HMRC would no doubt prefer not to receive a slew of applications for registration from low key trusts they gave no thought to at the design stage and/or do not expect to create the mischief they are aiming at.

They have the luxury of shifting the burden, risk and cost of the decision to the trustees. They cannot however entirely stem the flow of clarification requests except by publicly announcing categories of exclusions, some with doubtful legal foundation and others as inscrutable or ambiguous as a few set out in the law itself.

No one can stop trustees seeking clarification directly but there is no guarantee of a satisfactory response. A clear specific confirmation of entitlement to exclusion from a person with appropriate authority at HMRC would surely be enough to deflect any later penalty try-on, although not registration itself if that was lawfully mandated and later pursued by them nonetheless.

A veritable tour de force of a system.

Jack Harper

HMRC has confirmed to me that amendments will be made to the legislation to ensure that trusts required in order to open a bank account for a child are excluded from registration. Once this amendment has been made, the TRS manual will be updated to confirm that these types of trusts are not required to register, and to include further information on how this exclusion is to be interpreted.

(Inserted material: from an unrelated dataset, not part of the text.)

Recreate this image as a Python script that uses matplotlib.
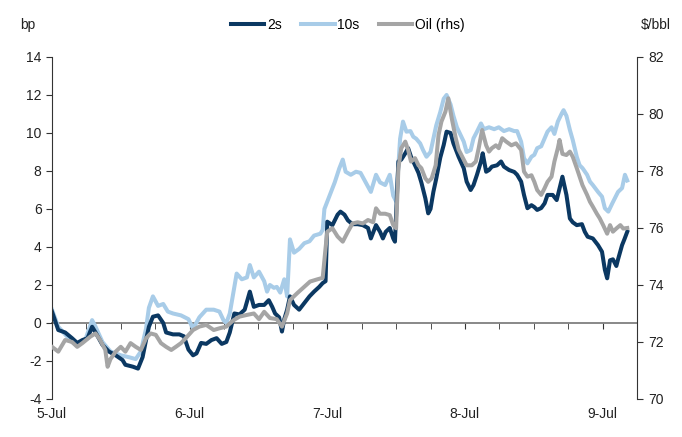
import matplotlib
matplotlib.use("Agg")
import matplotlib.pyplot as plt
import matplotlib.ticker as ticker

plt.rcParams["font.family"] = ["Liberation Sans", "DejaVu Sans"]
plt.rcParams["font.size"] = 10
plt.rcParams["axes.unicode_minus"] = False

# hours since 5-Jul 00:00
hours_2s = [0, 1.1, 2.3, 3.5, 4.4, 5.3, 6.2, 7.0, 7.6, 8.8, 9.9, 11.1, 12.3, 12.8, 14.1, 15.0,
            15.8, 16.4, 16.9, 17.6, 18.5, 19.4, 19.9, 21.1, 22.2, 23.0, 23.8, 24.6, 25.2, 26.0,
            26.9, 27.8, 28.7, 29.6, 30.4, 31.0, 31.8, 32.7, 33.6, 34.5, 35.2, 36.1, 37.0, 37.8,
            38.4, 38.9, 39.6, 40.1, 40.5, 41.0, 41.5, 42.2, 43.1, 44.0, 44.9, 45.7, 46.6, 47.2,
            47.7, 48.0, 48.9, 49.8, 50.3, 51.0, 51.6, 52.4, 53.3, 54.2, 55.1, 55.6, 56.5, 57.2,
            57.7, 58.2, 58.9, 59.5, 59.8, 60.4, 60.9, 61.6, 62.1, 62.6, 63.3, 63.9, 64.4, 65.1,
            65.6, 66.0, 66.5, 67.0, 67.7, 68.3, 68.8, 69.5, 70.0, 70.9, 71.8, 72.3, 73.0, 73.5,
            74.1, 74.8, 75.1, 75.7, 76.2, 76.7, 77.6, 78.3, 78.8, 79.7, 80.6, 81.1, 81.8, 82.3,
            82.9, 83.6, 84.1, 84.6, 85.3, 85.9, 86.4, 87.3, 88.0, 88.5, 89.0, 89.7, 90.3, 90.8,
            91.5, 92.4, 92.9, 93.4, 94.3, 95.2, 95.9, 96.4, 96.8, 97.3, 97.8, 98.4, 98.7, 99.4,
            99.8, 100.3]
bp_2s = [0.6, -0.37, -0.5, -0.8, -1.05, -0.9, -0.8, -0.2, -0.5, -1.15, -1.5, -1.7, -1.95, -2.2,
         -2.3, -2.4, -1.8, -0.9, -0.2, 0.33, 0.4, 0.0, -0.5, -0.6, -0.6, -0.7, -1.4, -1.7, -1.6,
         -1.05, -1.1, -0.9, -0.8, -1.1, -1.0, -0.5, 0.5, 0.45, 0.7, 1.65, 0.85, 0.95, 0.95, 1.2,
         0.85, 0.5, 0.3, -0.45, 0.2, 0.7, 1.4, 0.95, 0.7, 1.05, 1.4, 1.65, 1.9, 2.1,
         2.2, 5.33, 5.15, 5.7, 5.86, 5.7, 5.4, 5.2, 5.2, 5.15, 5.0, 4.45, 5.15, 4.8,
         4.45, 4.8, 5.0, 4.45, 4.28, 8.5, 8.6, 8.93, 9.2, 8.75, 8.3, 7.9, 7.4, 6.56,
         5.77, 6.0, 6.9, 7.6, 8.7, 9.37, 10.07, 10.0, 9.45, 8.75, 8.14, 7.44, 7.0, 7.26,
         7.8, 8.5, 8.93, 7.96, 8.05, 8.23, 8.3, 8.5, 8.23, 8.05, 7.95, 7.8, 7.44, 6.74,
         6.04, 6.2, 6.1, 5.95, 6.05, 6.3, 6.74, 6.74, 6.47, 7.09, 7.7, 6.74, 5.5, 5.3,
         5.15, 5.2, 4.8, 4.54, 4.45, 4.1, 3.75, 2.8, 2.35, 3.3, 3.35, 3.0, 3.35, 4.1,
         4.4, 4.8]

hours_10s = [0, 1.1, 2.3, 3.5, 4.4, 5.8, 7.0, 7.6, 8.8, 10.2, 12.0, 13.4, 14.6, 15.5, 16.4,
             16.9, 17.6, 18.5, 19.4, 20.2, 21.1, 22.5, 23.8, 24.6, 25.7, 26.9, 28.2, 29.2,
             29.9, 30.4, 31.0, 31.7, 32.2, 33.1, 34.0, 34.5, 35.2, 36.1, 37.0, 37.5, 38.0,
             38.7, 39.2, 39.8, 40.5, 41.0, 41.5, 42.2, 43.1, 44.0, 44.9, 45.7, 46.8, 47.2,
             47.5, 48.4, 49.3, 50.1, 50.7, 51.2, 52.1, 53.0, 53.8, 54.7, 55.6, 56.5, 57.2,
             58.1, 58.9, 59.5, 60.0, 60.7, 61.2, 61.8, 62.5, 63.0, 63.5, 64.2, 64.7, 65.3,
             66.0, 66.5, 67.0, 67.7, 68.3, 68.8, 69.5, 70.0, 70.6, 71.4, 71.8, 72.3, 73.0,
             73.5, 74.1, 74.8, 75.3, 76.2, 77.1, 77.9, 78.8, 79.7, 80.6, 81.1, 81.8, 82.3,
             82.9, 83.6, 84.1, 84.6, 85.3, 85.9, 86.4, 87.1, 87.6, 88.2, 88.9, 89.2, 89.7,
             90.3, 90.8, 91.5, 92.0, 92.5, 93.3, 93.8, 94.3, 95.2, 95.9, 96.4, 97.0, 97.7,
             98.2, 98.7, 99.4, 99.9, 100.3]
bp_10s = [0.7, -0.2, -0.6, -1.0, -1.2, -0.9, 0.15, -0.2, -1.0, -1.5, -1.7, -1.8, -1.9, -1.5,
          -0.3, 0.8, 1.4, 0.9, 1.0, 0.6, 0.5, 0.4, 0.2, -0.3, 0.3, 0.7, 0.7, 0.6,
          0.15, 0.0, 0.5, 1.74, 2.6, 2.3, 2.4, 3.05, 2.4, 2.7, 2.2, 1.65, 2.0,
          1.85, 1.9, 1.6, 2.3, 1.4, 4.4, 3.7, 3.9, 4.2, 4.3, 4.6, 4.7, 4.9,
          6.0, 6.7, 7.4, 8.14, 8.6, 7.96, 7.8, 7.96, 7.9, 7.4, 6.9, 7.8, 7.4,
          7.26, 7.8, 6.7, 6.4, 9.7, 10.6, 10.07, 10.1, 9.8, 9.7, 9.45, 9.1, 8.75,
          9.0, 9.7, 10.4, 11.1, 11.8, 12.0, 11.5, 10.9, 10.3, 9.8, 9.54, 9.0, 9.1,
          9.72, 10.07, 10.5, 10.2, 10.3, 10.2, 10.3, 10.1, 10.2, 10.1, 10.1, 9.54, 8.67,
          8.4, 8.75, 8.85, 9.2, 9.3, 9.72, 10.07, 10.3, 9.95, 10.6, 11.04, 11.2, 10.9,
          10.16, 9.63, 8.75, 8.3, 8.15, 7.8, 7.44, 7.26, 6.9, 6.65, 6.04, 5.86, 6.3,
          6.6, 6.9, 7.1, 7.8, 7.5]

hours_oil = [0, 1.1, 2.3, 3.5, 4.4, 5.3, 6.7, 7.6, 8.4, 9.3, 9.7, 10.2, 11.1, 12.0, 12.8,
             13.7, 14.6, 15.5, 16.4, 17.2, 18.1, 19.0, 19.9, 20.8, 21.6, 22.5, 23.4, 24.6,
             25.7, 26.9, 28.2, 29.2, 30.4, 31.7, 32.7, 34.0, 35.2, 36.1, 37.0, 38.0, 39.2,
             40.1, 41.0, 41.5, 42.8, 44.0, 45.0, 46.3, 47.2, 47.7, 48.0, 48.9, 49.8, 50.7,
             51.6, 52.4, 53.3, 54.2, 55.1, 56.0, 56.5, 57.2, 58.1, 58.9, 59.5, 60.0, 60.4,
             60.9, 61.6, 62.1, 62.6, 63.3, 63.9, 64.4, 65.1, 65.6, 66.2, 66.9, 67.4, 67.9,
             68.6, 69.1, 69.7, 70.4, 70.9, 71.8, 72.3, 73.2, 73.9, 74.4, 75.0, 75.7, 76.2,
             76.7, 77.4, 77.9, 78.5, 79.2, 80.1, 80.9, 81.8, 82.3, 82.9, 83.6, 84.1, 84.6,
             85.3, 85.9, 86.4, 87.1, 87.6, 88.2, 88.5, 89.0, 89.7, 90.3, 90.8, 91.5, 92.0,
             92.5, 93.3, 93.8, 94.3, 95.0, 95.5, 96.1, 96.8, 97.3, 97.8, 98.5, 99.1, 99.6,
             100.3]
usd_oil = [71.83, 71.66, 72.07, 72.0, 71.83, 71.96, 72.19, 72.3, 72.07, 71.72, 71.13, 71.4,
           71.66, 71.83, 71.66, 71.96, 71.83, 71.72, 72.13, 72.3, 72.25, 71.96, 71.83, 71.72,
           71.83, 71.96, 72.15, 72.42, 72.54, 72.6, 72.42, 72.48, 72.54, 72.77, 72.89, 72.95,
           73.0, 72.8, 73.06, 72.84, 72.8, 72.54, 73.0, 73.47, 73.72, 73.94, 74.12, 74.2,
           74.25, 75.29, 75.87, 75.99, 75.7, 75.52, 75.87, 76.16, 76.2, 76.16, 76.28, 76.2,
           76.69, 76.5, 76.5, 76.45, 76.1, 75.99, 78.1, 78.8, 79.03, 78.74, 78.33, 78.45,
           78.2, 78.1, 77.74, 77.62, 77.74, 78.2, 79.26, 79.73, 80.08, 80.55, 79.85, 79.15,
           78.75, 78.4, 78.2, 78.2, 78.33, 78.8, 79.44, 78.9, 78.68, 78.8, 78.9, 78.8,
           79.15, 79.03, 78.9, 78.97, 78.74, 77.98, 77.8, 77.85, 77.62, 77.33, 77.16, 77.4,
           77.62, 77.8, 78.33, 78.8, 79.09, 78.6, 78.56, 78.68, 78.5, 78.1, 77.8, 77.5,
           77.16, 76.92, 76.75, 76.5, 76.34, 76.1, 75.8, 76.1, 75.87, 76.0, 76.1, 75.98,
           76.0]

day_labels = ["5-Jul", "6-Jul", "7-Jul", "8-Jul", "9-Jul"]

c_2s = "#0b3862"
c_10s = "#a8cce8"
c_oil = "#a5a5a5"
lw = 2.9

fig = plt.figure(figsize=(6.82, 4.37), dpi=100)
ax = fig.add_axes([0.0762, 0.087, 0.8578, 0.7826])

ax.plot(hours_10s, bp_10s, color=c_10s, lw=lw, label="10s")
ax.plot(hours_2s, bp_2s, color=c_2s, lw=lw, label="2s")
ax.set_xlim(0, 102)
ax.set_ylim(-4, 14)
ax.yaxis.set_major_locator(ticker.MultipleLocator(2))

ax2 = ax.twinx()
ax2.plot(hours_oil, usd_oil, color=c_oil, lw=lw, label="Oil (rhs)")
ax2.set_ylim(70, 82)
ax2.yaxis.set_major_locator(ticker.MultipleLocator(2))

for a in (ax, ax2):
    a.spines["top"].set_visible(False)
    a.spines["bottom"].set_visible(False)
    a.spines["left"].set_color("#333333")
    a.spines["right"].set_color("#333333")
    a.tick_params(axis="y", direction="out", length=4, color="#333333", labelcolor="#222222")
ax.spines["right"].set_visible(False)
ax2.spines["left"].set_visible(False)
ax2.tick_params(axis="y", pad=4)

# date labels along the bottom, tick marks on the zero line
ax.set_xticks([0, 24, 48, 72, 96])
ax.set_xticklabels(day_labels)
ax.tick_params(axis="x", length=0, pad=6, labelcolor="#222222")

zero = ax.secondary_xaxis(4 / 18)
zero.spines["bottom"].set_color("#7f7f7f")
zero.spines["bottom"].set_linewidth(1.3)
zero.set_xticks([0, 24, 48, 72, 96])
zero.xaxis.set_minor_locator(ticker.MultipleLocator(6))
zero.tick_params(axis="x", which="both", direction="out", length=4, color="#333333",
                 labelbottom=False)

fig.text(0.041, 0.943, "bp", ha="center", va="center", color="#222222")
fig.text(0.962, 0.943, r"\$/bbl", ha="center", va="center", color="#222222")

h1, l1 = ax.get_legend_handles_labels()
h2, l2 = ax2.get_legend_handles_labels()
handles = [h1[1], h1[0], h2[0]]
labels = [l1[1], l1[0], l2[0]]
fig.legend(handles, labels, loc="center", bbox_to_anchor=(0.51, 0.943), ncol=3,
           frameon=False, handlelength=2.4, handletextpad=0.2, columnspacing=1.4)

fig.savefig("out.png", dpi=100)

Hands up anyone who thinks this is a good way to carry on?

Jack Harper

HMRC have also confirmed in line with the policy intention, all healthcare policies held in trust, including those that are not part of a wider life policy, are excluded from registration and amendments to legislation will be made.

We are also waiting for the TRS manual to be updated regarding protection policies with surrender values.

Not a good way to carry on when we are all trying to steer lay trustees.